Ebola fears leave nerves on edge in Southeast Asia

Governments across region preparing for the region's first case of Ebola virus

Ebola fears leave nerves on edge in Southeast Asia

World Bulletin/News Desk

More than 100 Philippine peacekeepers arrived home from Ebola-ravaged Liberia on Wednesday to spend 21 days in quarantine - a sign of the region’s nervousness over the deadly virus.

Although there have been no cases of Ebola in Southeast Asia or Asia Pacific, governments have been swift to implement preventative measures, as in the case of the 133 Philippine soldiers and police returning from a yearlong the United Nations mission.

Despite testing negative for the disease in Africa, the soldiers still face three weeks in isolation on Caballo Island before they are reunited with their families, according to local media.

"This is in compliance to our government’s drive for the country to remain Ebola virus disease free," Chief of Staff General Gregorio Pio Catapang said.

Across the region, a number of suspected cases have been reported, later found to be malaria or other illness showing similar symptoms. However, the region remains free of Ebola, which has killed more than 5,000 people in West Africa.

Increased controls at airports are one obvious sign of the preventative measures that have been put in place. Questionnaires ask if passengers have visited high-risk areas and thermal scanners monitor body temperatures. In Muslim-majority countries such as Malaysia and Indonesia these have been in place for some time to check travellers for Middle East Respiratory Syndrome, or MERS, which is most common in Saudi Arabia - the destination of hajj pilgrims.

The thousands of guest workers working on infrastructure and other projects in Liberia, Sierra Leone or Guinea – the three countries primarily affected by the disease - are particularly selected for attention.

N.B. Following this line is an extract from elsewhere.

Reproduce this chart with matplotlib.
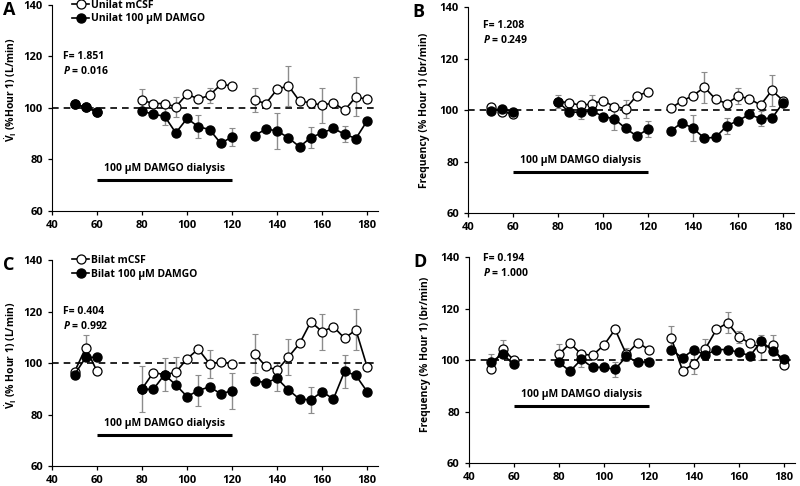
import numpy as np
import matplotlib
matplotlib.use("Agg")
import matplotlib.pyplot as plt

plt.rcParams['font.family'] = ['Open Sans', 'DejaVu Sans']
plt.rcParams['font.weight'] = 'bold'
plt.rcParams['mathtext.fontset'] = 'custom'
plt.rcParams['mathtext.rm'] = 'Open Sans:bold'
plt.rcParams['mathtext.it'] = 'Open Sans:bold:italic'
plt.rcParams['mathtext.bf'] = 'Open Sans:bold'

# --- time points (min) ---
times = [50, 55, 60, 80, 85, 90, 95, 100, 105, 110, 115, 120,
         130, 135, 140, 145, 150, 155, 160, 165, 170, 175, 180]

# --- Panel A: unilateral, minute ventilation ---
a_open = [101.5, 100.2, 98.5, 103.0, 101.7, 101.7, 100.4, 105.4, 103.4, 104.9, 109.1, 108.6,
          103.0, 101.7, 107.2, 108.6, 102.6, 102.0, 101.0, 102.0, 99.1, 104.3, 103.3]
a_open_err = [0, 0, 0, 4.5, 0, 0, 4.0, 0, 0, 3.0, 0, 0,
              4.7, 0, 0, 7.7, 0, 0, 6.7, 0, 0, 7.6, 0]
a_fill = [101.5, 100.2, 98.5, 98.8, 97.5, 96.8, 90.3, 95.9, 92.7, 91.6, 86.2, 88.8,
          89.2, 91.8, 91.1, 88.4, 84.9, 88.5, 90.3, 92.0, 89.8, 88.1, 95.0]
a_fill_err = [0, 0, 0, 0, 0, 3.5, 0, 0, 4.5, 0, 0, 3.5,
              0, 0, 7.0, 0, 0, 4.0, 0, 0, 3.0, 0, 0]

# --- Panel B: unilateral, frequency ---
b_open = [101.2, 99.5, 98.6, 103.4, 103.0, 101.9, 102.5, 103.8, 101.4, 100.7, 105.7, 107.1,
          100.8, 103.6, 105.7, 109.0, 104.3, 102.6, 105.6, 104.4, 102.1, 107.7, 103.8]
b_open_err = [0, 0, 0, 0, 0, 0, 3.5, 0, 0, 3.5, 0, 0,
              0, 0, 0, 6.0, 0, 0, 3.0, 0, 0, 6.0, 0]
b_fill = [99.8, 100.6, 99.5, 103.3, 99.3, 99.3, 99.8, 97.6, 96.7, 93.0, 90.0, 92.7,
          92.0, 95.2, 93.0, 89.2, 89.5, 94.0, 96.0, 98.4, 96.8, 96.9, 103.0]
b_fill_err = [0, 0, 0, 2.5, 0, 2.5, 0, 0, 4.5, 0, 0, 3.0,
              0, 0, 5.0, 0, 0, 3.0, 0, 0, 3.0, 0, 0]

# --- Panel C: bilateral, minute ventilation ---
c_open = [96.6, 105.9, 96.8, 90.0, 96.3, 95.5, 96.4, 101.7, 105.4, 99.7, 100.4, 99.7,
          103.6, 98.7, 97.2, 102.3, 107.6, 116.0, 112.2, 114.1, 109.6, 112.9, 98.5]
c_open_err = [0, 5.0, 0, 0, 0, 6.3, 6.0, 0, 0, 5.5, 0, 0,
              7.5, 0, 3.0, 7.0, 0, 0, 7.0, 0, 0, 8.0, 0]
c_fill = [95.5, 102.2, 102.2, 89.8, 89.8, 95.5, 91.5, 87.0, 89.3, 90.8, 88.0, 89.3,
          93.1, 92.4, 94.0, 89.6, 86.0, 85.7, 88.9, 86.0, 96.8, 95.2, 88.9]
c_fill_err = [0, 0, 0, 9.0, 0, 0, 0, 0, 6.0, 0, 0, 7.0,
              0, 0, 5.0, 0, 0, 5.0, 0, 0, 6.5, 0, 0]

# --- Panel D: bilateral, frequency ---
d_open = [96.5, 104.5, 100.0, 102.3, 106.5, 102.3, 101.9, 105.8, 111.9, 102.2, 106.8, 104.1,
          108.4, 95.9, 98.5, 104.3, 111.9, 114.5, 109.0, 106.5, 104.9, 105.8, 98.1]
d_open_err = [0, 3.5, 0, 4.0, 0, 0, 0, 0, 0, 2.5, 0, 0,
              5.0, 0, 4.0, 4.0, 0, 4.0, 2.5, 0, 5.0, 4.0, 0]
d_fill = [99.4, 102.2, 98.5, 99.1, 95.7, 100.3, 97.2, 97.2, 96.4, 101.5, 99.1, 99.4,
          103.9, 100.9, 104.1, 101.9, 104.1, 104.1, 103.0, 101.7, 107.4, 103.5, 100.4]
d_fill_err = [3.0, 0, 0, 0, 0, 3.0, 0, 0, 3.0, 0, 0, 0,
              0, 0, 0, 0, 0, 0, 0, 0, 0, 0, 0]

stats = {'A': ('1.851', '0.016'), 'B': ('1.208', '0.249'),
         'C': ('0.404', '0.992'), 'D': ('0.194', '1.000')}

vi_label = r'$\dot{\mathrm{V}}_{\mathrm{I}}$ (%Hour 1) (L/min)'
vi_label_c = r'$\dot{\mathrm{V}}_{\mathrm{I}}$ (% Hour 1) (L/min)'
freq_label = 'Frequency (% Hour 1) (br/min)'

FS = 7.5


def segments(x, y):
    # split series where the recording had a gap
    x = np.asarray(x, float)
    y = np.asarray(y, float)
    cuts = np.where(np.diff(x) > 5)[0] + 1
    return zip(np.split(x, cuts), np.split(y, cuts))


def draw_panel(ax, letter, open_y, open_err, fill_y, fill_err, ylabel,
               legend_names, stat_pos, bar_y, label_xy, letter_x):
    x = np.asarray(times, float)
    for yv, ev in [(open_y, open_err), (fill_y, fill_err)]:
        ev = np.asarray(ev, float)
        m = ev > 0
        ax.errorbar(x[m], np.asarray(yv)[m], yerr=ev[m], fmt='none',
                    ecolor='#8c8c8c', elinewidth=1.0, capsize=2, capthick=0.8, zorder=1)
    for sx, sy in segments(times, open_y):
        ax.plot(sx, sy, color='black', lw=1.2, marker='o', ms=6.5,
                mfc='white', mec='black', mew=0.9, zorder=3)
    for sx, sy in segments(times, fill_y):
        ax.plot(sx, sy, color='black', lw=1.2, marker='o', ms=6.5,
                mfc='black', mec='black', zorder=4)

    ax.axhline(100, color='black', lw=1.2, ls=(0, (4, 3)), zorder=2)
    ax.plot([60, 120], [bar_y, bar_y], color='black', lw=2.2, solid_capstyle='butt')
    ax.text(90, bar_y + 2.2, '100 µM DAMGO dialysis', ha='center', va='bottom',
            fontsize=FS, fontweight='bold')

    F, P = stats[letter]
    ax.text(stat_pos[0], stat_pos[1], 'F= ' + F, fontsize=FS, fontweight='bold',
            va='center')
    ax.text(stat_pos[0], stat_pos[1] - 5.6, r'$\mathit{P}$ = ' + P, fontsize=FS,
            fontweight='bold', va='center')

    ax.set_xlim(40, 185)
    ax.set_ylim(60, 140)
    ax.set_xticks(range(40, 181, 20))
    ax.set_yticks(range(60, 141, 20))
    ax.spines['top'].set_visible(False)
    ax.spines['right'].set_visible(False)
    ax.tick_params(labelsize=FS + 0.5, length=3, width=0.9, direction='out')
    for lab in ax.get_xticklabels() + ax.get_yticklabels():
        lab.set_fontweight('bold')
    ax.set_ylabel(ylabel, fontsize=FS, fontweight='bold')
    ax.yaxis.set_label_coords(*label_xy)
    ax.text(letter_x, 0.975, letter, transform=ax.transAxes, fontsize=13,
            fontweight='bold', ha='left', va='center')

    if legend_names:
        h1, = ax.plot([], [], color='black', lw=1.2, marker='o', ms=6.5,
                      mfc='white', mec='black', mew=0.9)
        h2, = ax.plot([], [], color='black', lw=1.2, marker='o', ms=6.5,
                      mfc='black', mec='black')
        ax.legend([h1, h2], legend_names, loc='upper left', bbox_to_anchor=(0.04, 1.06),
                  frameon=False, handlelength=1.6, handletextpad=0.2,
                  labelspacing=0.25, borderpad=0.2, prop={'weight': 'bold', 'size': FS})


fig = plt.figure(figsize=(8, 4.86), dpi=100)
axA = fig.add_axes([0.065, 0.566, 0.408, 0.424])
axB = fig.add_axes([0.585, 0.561, 0.408, 0.424])
axC = fig.add_axes([0.065, 0.041, 0.408, 0.424])
axD = fig.add_axes([0.586, 0.047, 0.408, 0.424])

draw_panel(axA, 'A', a_open, a_open_err, a_fill, a_fill_err, vi_label,
           ['Unilat mCSF', 'Unilat 100 µM DAMGO'], (45, 120), 72, (-0.1, 0.59), -0.15)
draw_panel(axB, 'B', b_open, b_open_err, b_fill, b_fill_err, freq_label,
           None, (46.5, 133), 76, (-0.115, 0.5), -0.17)
draw_panel(axC, 'C', c_open, c_open_err, c_fill, c_fill_err, vi_label_c,
           ['Bilat mCSF', 'Bilat 100 µM DAMGO'], (45, 120), 72, (-0.1, 0.54), -0.15)
draw_panel(axD, 'D', d_open, d_open_err, d_fill, d_fill_err, freq_label,
           None, (46.5, 139.3), 82.3, (-0.115, 0.53), -0.17)

fig.savefig('out.png', dpi=100)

Last month, two Indonesian workers returning from Liberia were tested for Ebola after they showed a fever and aching muscles, both symptoms of the disease. They were cleared and declared to have malaria, but the scare demonstrated the level of anticipation that the virus will eventually strike.

Following the suspected cases, Indonesian Health Minister Nila Moeloek appealed for people to remain vigilant. Around 150 Indonesians live in Liberia, primarily working in forestry and at sea ports.

The Philippines - which has nearly 3,800 workers based in the three affected countries - has assigned doctors to each of its international airports to deal with any suspected cases.

Meanwhile, Cambodia will closely monitor UN troops returning from the Central African Republic, which has not been hit by the current Ebola outbreak, after soldiers voiced fears about contracting the virus.

Some countries have put stricter regulations in place than others. Countries such as China and the Philippines are quarantining medical and other aid staff who have visited West Africa. In North Korea, every foreign visitor to the country is to be placed in isolation, regardless of their contact with infected countries, South Korean news agency Yonhap reported at the weekend.

In Indonesia, like other countries around the region, suspected cases of Ebola have been placed in isolation and treated according to guidelines laid down by the World Health Organization.

A number of hospitals have been prepared to treat Ebola cases.

The head of Semarang City Health Office in Indonesia, Widoyono - Many Indonesians use only one name - told The Anadolu Agency: "A number of specialized doctors, medicines and other infrastructure has been prepared in every hospital."

In the Philippines, Health Undersecretary Janette Garin summarized the country’s state of preparations: “We are not 100 percent ready but if you compare the Philippines with other countries, we are better prepared," she said.

The country’s Research Institute of Tropical Medicine’s laboratory has received a 500 million peso ($11 million) upgrade to cope with any Ebola cases and train medical staff. The institute has a 50-bed capacity, including seven negative pressure isolation rooms.

“We may lack in facilities, but we are capable of managing possible Ebola cases and we are ready to share our capabilities to other hospitals,” Institute Director Soccoro Lupisan said.

Elsewhere, Cambodia’s Communicable Disease Control Department has identified five hospitals for quarantining suspected cases with 10 doctors trained to deal directly with confirmed cases.

Ly Sovann, the department’s deputy director, said: “We were zero prepared for SARS [Severe Acute Respiratory Syndrome]. We built from this and we are better prepared but we need to do more. If every country prepares, we will contain this.”

In Malaysia, where nine suspected Ebola cases have been reported since mid-October, health services have conducted simulated exercises to prepare for a confirmed case, according to Health Minister Datuk Seri.

One common feature across the region is the online rumors that have bedeviled government efforts to reassure the public.

This week the Philippine Department of Health was forced to dismiss a report that 18 Ebola patients had been confined to a hospital in Quezon City.

In Myanmar, social media users identified four people infected with the virus last week, only for health officials to denounce the reports as fabricated.

As yet, there have been few indications of the level of anxiety that led one bar in South Korean capital to put up a sign in August declaring that it was “not accepting Africans at the moment” due to Ebola.